* **STATED EXERCISE**
Repeat, please, only the lines from the top of the data down to the line with "400, 450, 500];"; include both of those lines.

-- Begin DATA FOR PROCESSING --

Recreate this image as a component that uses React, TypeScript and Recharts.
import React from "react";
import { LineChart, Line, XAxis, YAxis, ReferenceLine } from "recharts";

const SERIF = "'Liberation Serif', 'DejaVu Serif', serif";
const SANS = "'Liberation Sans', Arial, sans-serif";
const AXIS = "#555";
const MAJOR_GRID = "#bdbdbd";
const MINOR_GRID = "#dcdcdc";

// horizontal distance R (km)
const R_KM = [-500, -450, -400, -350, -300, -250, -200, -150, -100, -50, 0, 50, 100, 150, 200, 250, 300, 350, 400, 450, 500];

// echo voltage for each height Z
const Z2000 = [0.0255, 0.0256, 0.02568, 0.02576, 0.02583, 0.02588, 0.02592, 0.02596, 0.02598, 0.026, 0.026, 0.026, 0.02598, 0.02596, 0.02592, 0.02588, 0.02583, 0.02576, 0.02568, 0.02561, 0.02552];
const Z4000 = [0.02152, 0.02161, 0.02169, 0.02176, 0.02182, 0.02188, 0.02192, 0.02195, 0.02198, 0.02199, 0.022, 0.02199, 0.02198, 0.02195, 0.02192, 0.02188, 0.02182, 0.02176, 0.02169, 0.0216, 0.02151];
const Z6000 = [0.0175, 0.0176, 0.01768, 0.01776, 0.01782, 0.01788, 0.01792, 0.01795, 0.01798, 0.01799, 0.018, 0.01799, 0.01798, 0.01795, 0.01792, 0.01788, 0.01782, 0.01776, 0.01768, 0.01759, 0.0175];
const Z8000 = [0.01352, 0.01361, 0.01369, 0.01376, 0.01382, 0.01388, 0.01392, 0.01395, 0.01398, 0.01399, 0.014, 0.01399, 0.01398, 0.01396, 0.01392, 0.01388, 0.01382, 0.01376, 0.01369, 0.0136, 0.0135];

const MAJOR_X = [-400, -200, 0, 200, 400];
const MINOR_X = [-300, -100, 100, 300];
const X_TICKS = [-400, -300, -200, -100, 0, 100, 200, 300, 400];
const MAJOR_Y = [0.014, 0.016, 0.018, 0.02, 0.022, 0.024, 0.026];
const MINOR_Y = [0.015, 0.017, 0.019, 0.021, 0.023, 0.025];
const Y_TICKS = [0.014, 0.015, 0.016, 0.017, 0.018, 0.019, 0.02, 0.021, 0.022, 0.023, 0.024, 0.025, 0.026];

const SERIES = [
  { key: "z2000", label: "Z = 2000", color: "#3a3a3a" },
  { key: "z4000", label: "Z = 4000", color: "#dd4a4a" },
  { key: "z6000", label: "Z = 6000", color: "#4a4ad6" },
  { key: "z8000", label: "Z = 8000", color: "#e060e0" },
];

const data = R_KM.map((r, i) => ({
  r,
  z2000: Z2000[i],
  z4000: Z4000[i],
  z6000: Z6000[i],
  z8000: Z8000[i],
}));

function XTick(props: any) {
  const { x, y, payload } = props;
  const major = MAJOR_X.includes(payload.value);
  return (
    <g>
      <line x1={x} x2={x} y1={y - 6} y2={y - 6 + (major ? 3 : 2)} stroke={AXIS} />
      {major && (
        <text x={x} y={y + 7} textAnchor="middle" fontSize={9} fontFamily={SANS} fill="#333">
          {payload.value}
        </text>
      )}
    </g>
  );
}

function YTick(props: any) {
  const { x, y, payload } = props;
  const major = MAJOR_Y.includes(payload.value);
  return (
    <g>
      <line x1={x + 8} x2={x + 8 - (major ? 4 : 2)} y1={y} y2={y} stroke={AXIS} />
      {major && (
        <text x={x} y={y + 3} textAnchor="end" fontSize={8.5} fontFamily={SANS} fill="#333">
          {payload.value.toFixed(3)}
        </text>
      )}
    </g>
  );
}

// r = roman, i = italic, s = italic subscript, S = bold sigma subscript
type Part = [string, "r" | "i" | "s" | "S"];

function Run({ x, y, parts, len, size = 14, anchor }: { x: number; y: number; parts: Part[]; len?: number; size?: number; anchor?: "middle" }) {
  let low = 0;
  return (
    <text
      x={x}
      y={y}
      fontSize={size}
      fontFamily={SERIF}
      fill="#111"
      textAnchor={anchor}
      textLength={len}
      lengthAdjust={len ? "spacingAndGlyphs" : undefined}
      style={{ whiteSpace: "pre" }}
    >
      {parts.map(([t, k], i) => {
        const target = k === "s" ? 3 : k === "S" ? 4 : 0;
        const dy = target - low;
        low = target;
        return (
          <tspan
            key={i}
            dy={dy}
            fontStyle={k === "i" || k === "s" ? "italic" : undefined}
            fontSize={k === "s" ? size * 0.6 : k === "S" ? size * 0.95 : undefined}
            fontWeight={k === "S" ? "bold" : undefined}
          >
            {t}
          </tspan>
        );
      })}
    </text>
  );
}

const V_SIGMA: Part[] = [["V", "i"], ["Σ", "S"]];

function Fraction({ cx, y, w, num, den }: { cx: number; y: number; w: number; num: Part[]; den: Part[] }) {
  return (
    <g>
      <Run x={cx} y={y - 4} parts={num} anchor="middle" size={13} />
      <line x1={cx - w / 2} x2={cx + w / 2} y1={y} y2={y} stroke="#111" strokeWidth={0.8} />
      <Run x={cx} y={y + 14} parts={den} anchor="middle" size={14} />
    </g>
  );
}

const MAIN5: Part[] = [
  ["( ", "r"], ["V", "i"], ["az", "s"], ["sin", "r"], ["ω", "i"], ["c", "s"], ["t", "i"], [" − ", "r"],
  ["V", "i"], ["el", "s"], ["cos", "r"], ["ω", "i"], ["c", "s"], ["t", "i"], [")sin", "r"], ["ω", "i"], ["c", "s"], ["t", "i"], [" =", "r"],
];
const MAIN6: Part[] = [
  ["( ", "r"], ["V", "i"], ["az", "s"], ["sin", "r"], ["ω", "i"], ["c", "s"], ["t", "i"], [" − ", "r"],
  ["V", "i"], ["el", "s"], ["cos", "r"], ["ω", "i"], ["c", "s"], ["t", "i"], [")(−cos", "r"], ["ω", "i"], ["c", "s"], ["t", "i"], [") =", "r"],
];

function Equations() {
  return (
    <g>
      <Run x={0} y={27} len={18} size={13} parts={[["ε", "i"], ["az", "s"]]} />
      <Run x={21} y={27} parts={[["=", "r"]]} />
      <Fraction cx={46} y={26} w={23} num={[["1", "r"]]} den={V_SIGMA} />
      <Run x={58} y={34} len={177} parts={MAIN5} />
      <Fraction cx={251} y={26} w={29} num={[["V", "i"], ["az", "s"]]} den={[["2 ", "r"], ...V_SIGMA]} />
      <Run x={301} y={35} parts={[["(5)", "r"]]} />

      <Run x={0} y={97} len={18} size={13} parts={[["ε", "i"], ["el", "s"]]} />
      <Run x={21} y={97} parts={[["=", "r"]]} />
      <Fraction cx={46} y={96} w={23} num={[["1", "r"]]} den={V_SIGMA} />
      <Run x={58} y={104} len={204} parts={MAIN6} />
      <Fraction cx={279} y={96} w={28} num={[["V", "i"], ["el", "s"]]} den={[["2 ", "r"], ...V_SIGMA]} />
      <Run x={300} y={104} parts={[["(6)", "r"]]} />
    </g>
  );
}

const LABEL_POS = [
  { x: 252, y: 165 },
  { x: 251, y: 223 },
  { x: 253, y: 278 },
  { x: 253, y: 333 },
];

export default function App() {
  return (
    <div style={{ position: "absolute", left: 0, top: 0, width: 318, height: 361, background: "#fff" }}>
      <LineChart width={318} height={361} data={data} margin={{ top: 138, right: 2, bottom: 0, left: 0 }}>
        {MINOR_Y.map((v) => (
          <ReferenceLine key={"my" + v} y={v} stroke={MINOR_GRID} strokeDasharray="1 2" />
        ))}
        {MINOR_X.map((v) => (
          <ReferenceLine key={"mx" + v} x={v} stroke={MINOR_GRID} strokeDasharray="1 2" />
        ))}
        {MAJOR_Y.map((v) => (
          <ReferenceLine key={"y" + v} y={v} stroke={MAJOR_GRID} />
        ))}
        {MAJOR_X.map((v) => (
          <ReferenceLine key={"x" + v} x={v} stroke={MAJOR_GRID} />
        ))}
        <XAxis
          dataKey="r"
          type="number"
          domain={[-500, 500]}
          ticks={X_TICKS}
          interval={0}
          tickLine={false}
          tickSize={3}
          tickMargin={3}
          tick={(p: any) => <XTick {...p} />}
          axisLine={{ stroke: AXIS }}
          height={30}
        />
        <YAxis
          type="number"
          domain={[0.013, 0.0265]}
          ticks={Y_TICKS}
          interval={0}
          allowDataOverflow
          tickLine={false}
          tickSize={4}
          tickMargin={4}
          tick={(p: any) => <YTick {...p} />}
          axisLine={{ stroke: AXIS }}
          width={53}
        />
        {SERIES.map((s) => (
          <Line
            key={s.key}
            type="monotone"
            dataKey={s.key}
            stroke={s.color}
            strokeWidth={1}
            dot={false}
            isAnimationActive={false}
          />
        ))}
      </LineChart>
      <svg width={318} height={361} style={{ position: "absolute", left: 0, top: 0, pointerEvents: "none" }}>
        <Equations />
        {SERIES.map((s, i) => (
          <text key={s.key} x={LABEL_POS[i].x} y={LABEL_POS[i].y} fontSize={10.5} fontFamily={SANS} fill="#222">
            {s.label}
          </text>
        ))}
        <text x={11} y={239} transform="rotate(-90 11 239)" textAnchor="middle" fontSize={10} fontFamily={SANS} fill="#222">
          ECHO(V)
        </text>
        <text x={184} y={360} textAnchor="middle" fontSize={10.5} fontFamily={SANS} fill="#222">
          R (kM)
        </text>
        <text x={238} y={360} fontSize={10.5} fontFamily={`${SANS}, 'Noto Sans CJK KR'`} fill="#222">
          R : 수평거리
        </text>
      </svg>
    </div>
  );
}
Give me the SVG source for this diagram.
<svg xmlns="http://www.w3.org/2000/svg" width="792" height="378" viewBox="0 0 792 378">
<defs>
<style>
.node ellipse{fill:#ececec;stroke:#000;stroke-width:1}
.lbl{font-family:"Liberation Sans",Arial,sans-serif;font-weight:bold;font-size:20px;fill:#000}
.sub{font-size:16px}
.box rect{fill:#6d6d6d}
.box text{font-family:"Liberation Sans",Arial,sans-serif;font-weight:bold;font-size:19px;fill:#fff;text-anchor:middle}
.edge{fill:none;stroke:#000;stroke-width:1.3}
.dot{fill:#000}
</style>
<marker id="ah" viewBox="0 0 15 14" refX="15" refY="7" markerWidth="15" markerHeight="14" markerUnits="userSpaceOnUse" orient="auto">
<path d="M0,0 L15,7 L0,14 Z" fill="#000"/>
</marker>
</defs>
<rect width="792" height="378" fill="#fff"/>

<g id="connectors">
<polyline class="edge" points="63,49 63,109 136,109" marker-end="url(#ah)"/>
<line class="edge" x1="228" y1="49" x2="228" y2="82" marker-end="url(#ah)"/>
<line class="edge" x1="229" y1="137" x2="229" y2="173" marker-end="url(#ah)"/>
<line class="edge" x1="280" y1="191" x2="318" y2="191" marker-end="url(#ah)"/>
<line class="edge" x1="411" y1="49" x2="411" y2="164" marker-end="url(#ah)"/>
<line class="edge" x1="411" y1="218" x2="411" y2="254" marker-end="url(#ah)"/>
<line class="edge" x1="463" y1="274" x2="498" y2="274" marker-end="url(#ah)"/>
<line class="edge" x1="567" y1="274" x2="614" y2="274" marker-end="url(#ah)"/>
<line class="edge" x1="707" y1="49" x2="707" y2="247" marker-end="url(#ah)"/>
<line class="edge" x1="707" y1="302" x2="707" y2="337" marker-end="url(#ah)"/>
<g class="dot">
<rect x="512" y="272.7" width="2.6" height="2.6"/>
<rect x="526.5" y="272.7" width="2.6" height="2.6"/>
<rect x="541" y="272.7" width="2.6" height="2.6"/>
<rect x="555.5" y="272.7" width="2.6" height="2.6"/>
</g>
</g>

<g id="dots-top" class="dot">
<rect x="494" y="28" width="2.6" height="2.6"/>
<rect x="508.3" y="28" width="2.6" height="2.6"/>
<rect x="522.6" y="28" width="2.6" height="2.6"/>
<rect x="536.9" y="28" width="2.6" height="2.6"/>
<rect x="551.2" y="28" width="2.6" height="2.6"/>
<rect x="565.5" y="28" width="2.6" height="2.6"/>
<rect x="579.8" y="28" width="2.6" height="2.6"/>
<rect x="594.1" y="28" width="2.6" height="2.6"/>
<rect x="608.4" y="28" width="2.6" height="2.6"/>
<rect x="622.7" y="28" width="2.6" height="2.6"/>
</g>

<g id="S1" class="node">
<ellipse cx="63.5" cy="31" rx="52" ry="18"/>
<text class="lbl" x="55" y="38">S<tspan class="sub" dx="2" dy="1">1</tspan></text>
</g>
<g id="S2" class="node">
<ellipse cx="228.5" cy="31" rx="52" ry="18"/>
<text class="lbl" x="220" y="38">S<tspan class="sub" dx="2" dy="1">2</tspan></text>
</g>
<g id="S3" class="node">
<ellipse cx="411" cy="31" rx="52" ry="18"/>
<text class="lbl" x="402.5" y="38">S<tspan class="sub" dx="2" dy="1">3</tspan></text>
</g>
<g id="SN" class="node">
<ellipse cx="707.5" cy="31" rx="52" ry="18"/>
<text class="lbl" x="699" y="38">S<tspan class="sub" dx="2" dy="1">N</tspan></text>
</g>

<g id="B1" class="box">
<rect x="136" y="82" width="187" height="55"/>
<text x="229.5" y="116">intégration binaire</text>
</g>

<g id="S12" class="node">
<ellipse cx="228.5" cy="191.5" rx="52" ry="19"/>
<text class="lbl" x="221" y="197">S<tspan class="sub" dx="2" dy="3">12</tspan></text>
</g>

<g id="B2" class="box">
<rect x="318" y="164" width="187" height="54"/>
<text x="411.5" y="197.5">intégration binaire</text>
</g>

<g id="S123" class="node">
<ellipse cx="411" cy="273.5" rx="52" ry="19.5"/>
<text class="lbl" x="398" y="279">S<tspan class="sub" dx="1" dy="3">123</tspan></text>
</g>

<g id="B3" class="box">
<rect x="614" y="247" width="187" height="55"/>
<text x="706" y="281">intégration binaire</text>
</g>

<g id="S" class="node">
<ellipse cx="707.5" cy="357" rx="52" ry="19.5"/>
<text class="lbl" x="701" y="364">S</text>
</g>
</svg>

-- End DATA FOR PROCESSING --

* **FINAL RESULT**
Recreate this image as a component that uses React, TypeScript and Recharts.
import React from "react";
import { LineChart, Line, XAxis, YAxis, ReferenceLine } from "recharts";

const SERIF = "'Liberation Serif', 'DejaVu Serif', serif";
const SANS = "'Liberation Sans', Arial, sans-serif";
const AXIS = "#555";
const MAJOR_GRID = "#bdbdbd";
const MINOR_GRID = "#dcdcdc";

// horizontal distance R (km)
const R_KM = [-500, -450, -400, -350, -300, -250, -200, -150, -100, -50, 0, 50, 100, 150, 200, 250, 300, 350, 400, 450, 500];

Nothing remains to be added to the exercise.